SPARTANBURG — Carolyne Chelulei came to the United States from Kenya on a student visa for a college education, but now the Army is offering her the chance to stay for good as a citizen.
The 23-year-old is one of several hundred immigrants whose specialized skills, either in languages or in their professional background, make them eligible for a Pentagon program that repays service in uniform with an accelerated path to citizenship.
“I am excited about it,” Chelulei said while visiting in her recruiter’s office. “I like helping people, and I think I will be a great asset to America, to the Army.”
As debate swirls in Washington about changing the nation’s policies on immigration, the Army is going ahead with offering some legal immigrants living temporarily in the U.S. a path to citizenship if they can fill certain critical jobs.
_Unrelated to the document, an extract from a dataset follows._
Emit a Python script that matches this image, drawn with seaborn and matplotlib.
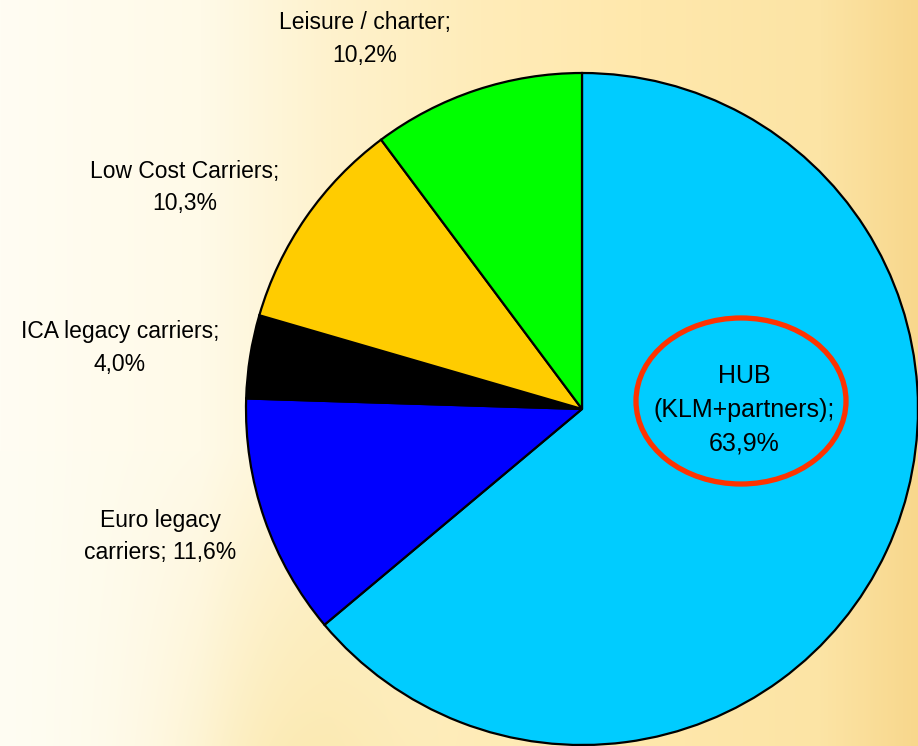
import numpy as np
import matplotlib
matplotlib.use("Agg")
import matplotlib.pyplot as plt
from matplotlib.patches import Ellipse
import seaborn as sns

# ---- data ----
categories = ["HUB\n(KLM+partners)", "Euro legacy\ncarriers", "ICA legacy carriers",
              "Low Cost Carriers", "Leisure / charter"]
shares = [63.9, 11.6, 4.0, 10.3, 10.2]
label_joins = [";\n", "; ", ";\n", ";\n", ";\n"]
colors = ["#00CCFF", "#0000FF", "#000000", "#FFCC00", "#00FF00"]

sns.set_theme(style="white")
plt.rcParams["font.family"] = ["Liberation Sans", "DejaVu Sans"]

W, H = 918, 746
fig = plt.figure(figsize=(W / 100, H / 100), dpi=100)

# ---- background gradient ----
bg_ax = fig.add_axes([0, 0, 1, 1])
bg_ax.set_axis_off()
xs = np.arange(W)
stops_x = [0, 200, 330, 480, 640, 820, 918]
stops_c = np.array([(255, 253, 243), (255, 250, 232), (254, 242, 205), (255, 236, 185),
                    (255, 232, 172), (252, 228, 165), (248, 215, 140)], float) / 255
row = np.stack([np.interp(xs, stops_x, stops_c[:, k]) for k in range(3)], axis=-1)
img = np.repeat(row[None, :, :], H, axis=0)
ys = np.arange(H)[:, None]
left_fade = np.clip((ys - 450) / 300, 0, 1) * np.exp(-((xs[None, :] - 300) / 120.0) ** 2)
yellow = np.array([250, 228, 160]) / 255
img = img * (1 - 0.6 * left_fade[..., None]) + yellow * 0.6 * left_fade[..., None]
bg_ax.imshow(img, extent=[0, W, H, 0], aspect="auto")
bg_ax.set_xlim(0, W)
bg_ax.set_ylim(H, 0)

# ---- pie ----
cx, cy, R = 582, 409, 336
ax = fig.add_axes([0, 0, 1, 1])
ax.patch.set_alpha(0)
ax.pie(shares, colors=colors, startangle=90, counterclock=False, radius=1,
       wedgeprops=dict(edgecolor="black", linewidth=1.6), frame=True)
ax.set_axis_off()
ax.set_aspect("auto")
ax.set_xlim(-cx / R, (W - cx) / R)
ax.set_ylim(-(H - cy) / R, cy / R)


def px(x, y):
    return (x - cx) / R, (cy - y) / R


def fmt(v):
    return f"{v:.1f}".replace(".", ",") + "%"


labels = [c + j + fmt(v) for c, j, v in zip(categories, label_joins, shares)]
# positions (pixel) for first line centre, line spacing, font size
label_pos = [(744, 376, 34, 18.0), (160, 520, 32, 16.5),
             (120, 332, 33, 16.5), (185, 172, 32, 16.5),
             (365, 23, 33, 16.5)]
for lab, (lx, ly, dy, fs) in zip(labels, label_pos):
    for i, line in enumerate(lab.split("\n")):
        tx, ty = px(lx, ly + i * dy)
        ax.text(tx, ty, line, ha="center", va="center", fontsize=fs, color="black")

# red ellipse around HUB label
ex, ey = px(741, 401)
ax.add_patch(Ellipse((ex, ey), 210 / R, 166 / R, fill=False, edgecolor="#FF3300", linewidth=3.8))

fig.savefig("out.png", dpi=100)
It is formally known by a mouthful of Pentagon-speak: Military Accession Vital to the National Interest, or MANVI. The Army began the program on a one-year trial basis in 2009, recruiting 789 soldiers with language skills and 143 health care professionals, said Maj. Carol Stahl, the Army program’s manager in the Pentagon. Since the program re-opened at the end of September 2012, 451 linguists have enlisted in the Army with 28 different languages, as well as 19 dentists and three physicians, she said.
While immigrants have long chosen military service as a way to qualify for citizenship, the new program was developed to speed up the process for specialties the military needs during times of conflict. That makes it easier to bring in medical professionals as officers, a rank where noncitizens cannot serve, or to pursue security clearances that noncitizens would also not qualify for.
Immigrants who qualify and agree to serve for a variable number of years can get on a fast track to citizenship. The process can be completed within weeks of putting on a uniform if they meet the multiplicity of requirements, officials say. The program is being used primarily by the Army, the nation’s largest service.
All those in the program serve some combination of duty for eight years, Stahl said.
People who enlist like Cheluei must agree to serve four years in active duty, and then may serve an additional four years as part of the reserves. While usually considered an inactive status, people can be recalled to full-time duty, as happened during the Iraq conflict. Doctors, however, enter as officers. They may choose between three years of active duty or six years in the reserves, and then another two in the inactive reserves.
All have the option to make a career of the military if they choose and remain for 20 years to reach retirement if they have a good service record, Stahl said.
“There are many qualifications for this program,” said Army recruiting spokesman Leslie Ann Sully. “It’s not for everyone. The positions, and languages we are looking for, can change from time to time.”
Chelulei, who attended the University of South Carolina Upstate on a cross country scholarship, has what the Army is looking for: a college degree, excellent English as well as two African languages, and the willingness to serve at least four years in uniform as a behavioral health specialist and psychiatrist’s aide.
She also had been in the United States legally for more than two years, had excellent scores on her Army entry exams and passed all security checks.